begin

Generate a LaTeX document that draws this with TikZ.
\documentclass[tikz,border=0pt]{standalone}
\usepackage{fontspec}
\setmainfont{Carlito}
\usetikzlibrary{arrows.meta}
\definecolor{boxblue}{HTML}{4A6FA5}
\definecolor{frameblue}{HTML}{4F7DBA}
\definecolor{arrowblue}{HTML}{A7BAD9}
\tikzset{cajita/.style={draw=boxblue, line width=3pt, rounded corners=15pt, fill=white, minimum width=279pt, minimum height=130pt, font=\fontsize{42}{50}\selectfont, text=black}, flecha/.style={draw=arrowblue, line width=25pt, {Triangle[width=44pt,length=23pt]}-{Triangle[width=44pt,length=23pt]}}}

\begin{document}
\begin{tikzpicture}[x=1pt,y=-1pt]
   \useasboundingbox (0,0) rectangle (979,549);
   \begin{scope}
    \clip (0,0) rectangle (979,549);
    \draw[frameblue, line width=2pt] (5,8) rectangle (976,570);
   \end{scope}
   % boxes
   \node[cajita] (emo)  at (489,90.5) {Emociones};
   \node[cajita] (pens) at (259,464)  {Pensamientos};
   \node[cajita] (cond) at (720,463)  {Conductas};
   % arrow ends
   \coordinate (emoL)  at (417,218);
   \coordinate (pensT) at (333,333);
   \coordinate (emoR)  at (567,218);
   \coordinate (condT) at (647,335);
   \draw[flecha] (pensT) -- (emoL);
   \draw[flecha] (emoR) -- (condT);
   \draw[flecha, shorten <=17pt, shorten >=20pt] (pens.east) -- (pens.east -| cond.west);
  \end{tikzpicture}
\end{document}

end
begin

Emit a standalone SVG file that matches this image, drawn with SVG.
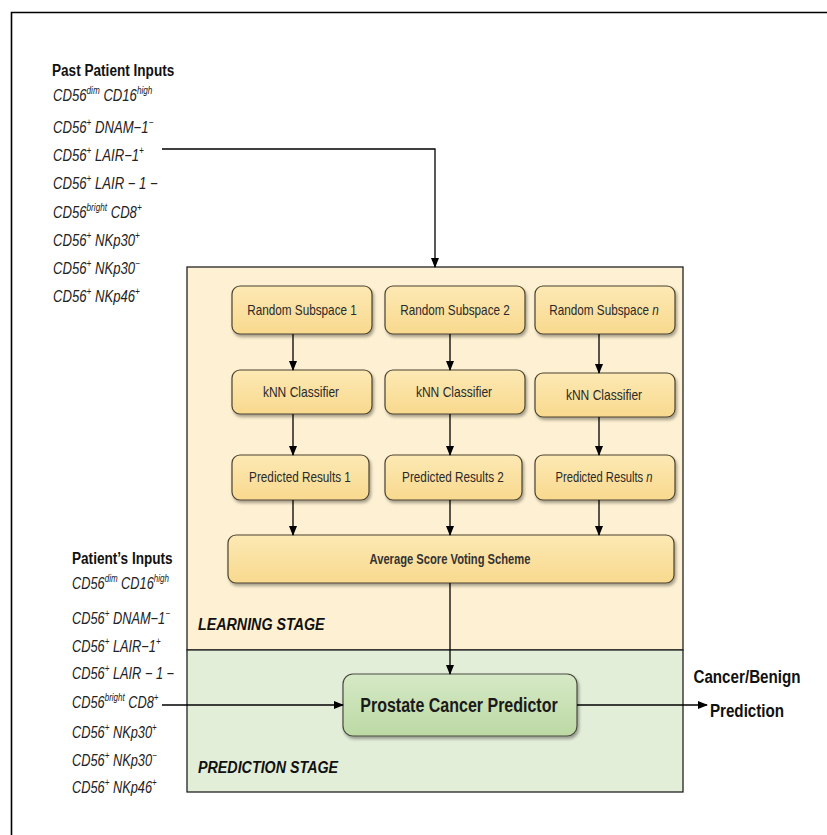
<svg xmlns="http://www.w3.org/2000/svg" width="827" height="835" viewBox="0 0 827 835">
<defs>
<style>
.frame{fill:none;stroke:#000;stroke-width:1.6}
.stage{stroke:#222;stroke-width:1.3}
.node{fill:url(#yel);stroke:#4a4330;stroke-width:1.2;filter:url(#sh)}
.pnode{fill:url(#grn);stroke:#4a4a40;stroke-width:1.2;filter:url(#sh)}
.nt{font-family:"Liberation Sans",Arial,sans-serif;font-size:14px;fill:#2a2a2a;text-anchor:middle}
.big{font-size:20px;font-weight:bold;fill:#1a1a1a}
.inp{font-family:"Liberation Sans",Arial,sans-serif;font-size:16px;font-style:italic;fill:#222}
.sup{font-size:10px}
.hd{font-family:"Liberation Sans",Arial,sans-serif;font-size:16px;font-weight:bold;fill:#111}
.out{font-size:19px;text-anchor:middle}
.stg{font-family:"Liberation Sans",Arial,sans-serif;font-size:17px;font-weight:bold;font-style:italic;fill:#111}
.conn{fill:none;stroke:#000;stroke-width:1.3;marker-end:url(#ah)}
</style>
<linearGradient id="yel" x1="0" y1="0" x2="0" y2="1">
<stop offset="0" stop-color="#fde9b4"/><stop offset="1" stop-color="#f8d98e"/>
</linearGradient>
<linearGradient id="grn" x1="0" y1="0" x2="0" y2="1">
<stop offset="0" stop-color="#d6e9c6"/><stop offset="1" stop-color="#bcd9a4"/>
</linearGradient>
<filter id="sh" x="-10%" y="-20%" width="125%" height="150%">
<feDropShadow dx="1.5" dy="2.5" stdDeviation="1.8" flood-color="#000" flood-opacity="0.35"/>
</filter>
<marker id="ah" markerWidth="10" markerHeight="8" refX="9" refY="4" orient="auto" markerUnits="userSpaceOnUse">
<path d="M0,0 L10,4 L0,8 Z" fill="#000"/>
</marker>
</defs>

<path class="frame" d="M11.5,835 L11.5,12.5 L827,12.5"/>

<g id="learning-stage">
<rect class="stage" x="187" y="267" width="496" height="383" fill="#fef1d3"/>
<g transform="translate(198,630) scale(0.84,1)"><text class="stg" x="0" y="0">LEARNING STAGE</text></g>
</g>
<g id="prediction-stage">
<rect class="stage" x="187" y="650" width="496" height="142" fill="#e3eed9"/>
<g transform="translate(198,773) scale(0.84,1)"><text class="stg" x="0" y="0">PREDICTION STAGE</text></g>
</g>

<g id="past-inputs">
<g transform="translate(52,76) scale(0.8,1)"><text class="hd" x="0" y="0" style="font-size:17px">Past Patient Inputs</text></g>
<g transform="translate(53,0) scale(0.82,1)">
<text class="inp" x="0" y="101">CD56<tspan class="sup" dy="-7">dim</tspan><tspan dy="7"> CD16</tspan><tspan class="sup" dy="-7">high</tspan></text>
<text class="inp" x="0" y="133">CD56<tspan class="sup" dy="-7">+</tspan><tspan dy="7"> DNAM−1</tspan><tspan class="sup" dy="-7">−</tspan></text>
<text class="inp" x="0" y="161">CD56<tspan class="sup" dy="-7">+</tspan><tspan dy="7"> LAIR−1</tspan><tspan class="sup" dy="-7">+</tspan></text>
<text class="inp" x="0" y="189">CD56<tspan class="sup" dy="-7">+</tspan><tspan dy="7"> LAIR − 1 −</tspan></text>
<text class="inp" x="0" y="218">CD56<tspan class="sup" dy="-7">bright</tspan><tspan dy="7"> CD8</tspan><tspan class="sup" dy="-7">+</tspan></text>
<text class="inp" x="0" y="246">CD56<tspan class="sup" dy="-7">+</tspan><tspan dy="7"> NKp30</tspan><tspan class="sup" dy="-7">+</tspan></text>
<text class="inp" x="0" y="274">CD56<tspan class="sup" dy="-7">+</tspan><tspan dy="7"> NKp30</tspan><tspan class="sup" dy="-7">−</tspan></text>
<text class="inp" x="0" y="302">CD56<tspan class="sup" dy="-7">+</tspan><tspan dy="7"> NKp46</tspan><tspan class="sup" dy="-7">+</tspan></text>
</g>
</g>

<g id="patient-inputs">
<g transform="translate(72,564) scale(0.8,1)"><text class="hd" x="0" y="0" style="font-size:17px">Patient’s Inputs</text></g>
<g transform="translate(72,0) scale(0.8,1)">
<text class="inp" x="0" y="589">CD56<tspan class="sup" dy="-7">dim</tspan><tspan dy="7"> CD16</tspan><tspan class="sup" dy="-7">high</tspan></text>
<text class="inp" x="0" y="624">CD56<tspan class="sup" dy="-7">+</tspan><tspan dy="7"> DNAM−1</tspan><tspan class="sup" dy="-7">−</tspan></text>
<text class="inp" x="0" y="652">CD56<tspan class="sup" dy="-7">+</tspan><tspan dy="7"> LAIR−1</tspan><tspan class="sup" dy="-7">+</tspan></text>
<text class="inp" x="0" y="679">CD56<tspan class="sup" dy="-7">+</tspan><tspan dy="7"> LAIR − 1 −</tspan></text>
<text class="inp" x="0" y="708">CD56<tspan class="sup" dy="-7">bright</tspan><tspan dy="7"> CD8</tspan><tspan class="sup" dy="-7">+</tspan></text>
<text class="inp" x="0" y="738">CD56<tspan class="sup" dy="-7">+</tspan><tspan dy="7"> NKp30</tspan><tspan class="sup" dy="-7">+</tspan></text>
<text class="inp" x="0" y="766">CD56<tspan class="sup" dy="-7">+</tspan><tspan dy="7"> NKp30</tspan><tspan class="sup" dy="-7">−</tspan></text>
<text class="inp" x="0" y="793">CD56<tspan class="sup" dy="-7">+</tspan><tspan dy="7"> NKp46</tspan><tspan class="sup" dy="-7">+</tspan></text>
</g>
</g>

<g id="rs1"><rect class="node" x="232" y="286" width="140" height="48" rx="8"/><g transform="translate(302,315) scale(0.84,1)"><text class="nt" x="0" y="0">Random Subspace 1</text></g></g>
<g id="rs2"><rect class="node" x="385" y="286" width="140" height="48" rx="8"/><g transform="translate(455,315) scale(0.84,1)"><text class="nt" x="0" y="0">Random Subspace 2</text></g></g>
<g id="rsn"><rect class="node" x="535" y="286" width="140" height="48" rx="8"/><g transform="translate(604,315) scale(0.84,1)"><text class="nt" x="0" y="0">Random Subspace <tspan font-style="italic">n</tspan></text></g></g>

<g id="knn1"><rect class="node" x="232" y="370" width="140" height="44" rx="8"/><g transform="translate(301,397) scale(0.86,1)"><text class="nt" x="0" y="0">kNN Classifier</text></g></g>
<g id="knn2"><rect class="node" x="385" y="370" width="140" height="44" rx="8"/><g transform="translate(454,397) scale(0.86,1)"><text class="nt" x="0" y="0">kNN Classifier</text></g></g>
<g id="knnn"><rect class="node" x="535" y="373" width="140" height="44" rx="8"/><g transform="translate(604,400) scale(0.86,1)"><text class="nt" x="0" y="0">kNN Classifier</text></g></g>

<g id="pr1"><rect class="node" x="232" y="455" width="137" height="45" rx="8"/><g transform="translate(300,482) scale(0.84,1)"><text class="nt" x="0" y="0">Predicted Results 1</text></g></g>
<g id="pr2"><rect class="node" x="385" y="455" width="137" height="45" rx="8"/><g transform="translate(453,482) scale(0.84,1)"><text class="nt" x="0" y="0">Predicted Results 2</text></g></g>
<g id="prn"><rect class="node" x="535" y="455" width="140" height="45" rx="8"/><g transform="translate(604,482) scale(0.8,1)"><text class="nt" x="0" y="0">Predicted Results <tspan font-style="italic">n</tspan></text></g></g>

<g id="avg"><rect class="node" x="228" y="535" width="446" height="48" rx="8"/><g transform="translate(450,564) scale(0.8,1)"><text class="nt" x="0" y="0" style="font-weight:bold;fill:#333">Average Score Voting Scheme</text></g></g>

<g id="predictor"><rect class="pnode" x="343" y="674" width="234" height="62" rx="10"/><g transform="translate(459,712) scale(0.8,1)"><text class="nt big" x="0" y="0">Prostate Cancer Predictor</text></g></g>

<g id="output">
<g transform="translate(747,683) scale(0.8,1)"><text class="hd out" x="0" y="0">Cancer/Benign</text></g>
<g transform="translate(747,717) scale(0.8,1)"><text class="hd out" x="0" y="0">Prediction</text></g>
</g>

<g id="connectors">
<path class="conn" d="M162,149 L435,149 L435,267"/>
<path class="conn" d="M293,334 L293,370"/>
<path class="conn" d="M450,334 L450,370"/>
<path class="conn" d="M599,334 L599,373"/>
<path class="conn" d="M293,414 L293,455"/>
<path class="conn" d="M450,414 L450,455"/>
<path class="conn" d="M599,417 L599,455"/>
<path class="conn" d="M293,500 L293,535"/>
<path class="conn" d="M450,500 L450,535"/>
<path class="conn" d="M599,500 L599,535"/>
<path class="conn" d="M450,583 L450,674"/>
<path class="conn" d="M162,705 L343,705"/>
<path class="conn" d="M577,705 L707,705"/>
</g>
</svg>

end

● **What is expected**
Copy out each line of the data containing the string "that".

● **Task output**
Generate a LaTeX document that draws this with TikZ.
Emit a standalone SVG file that matches this image, drawn with SVG.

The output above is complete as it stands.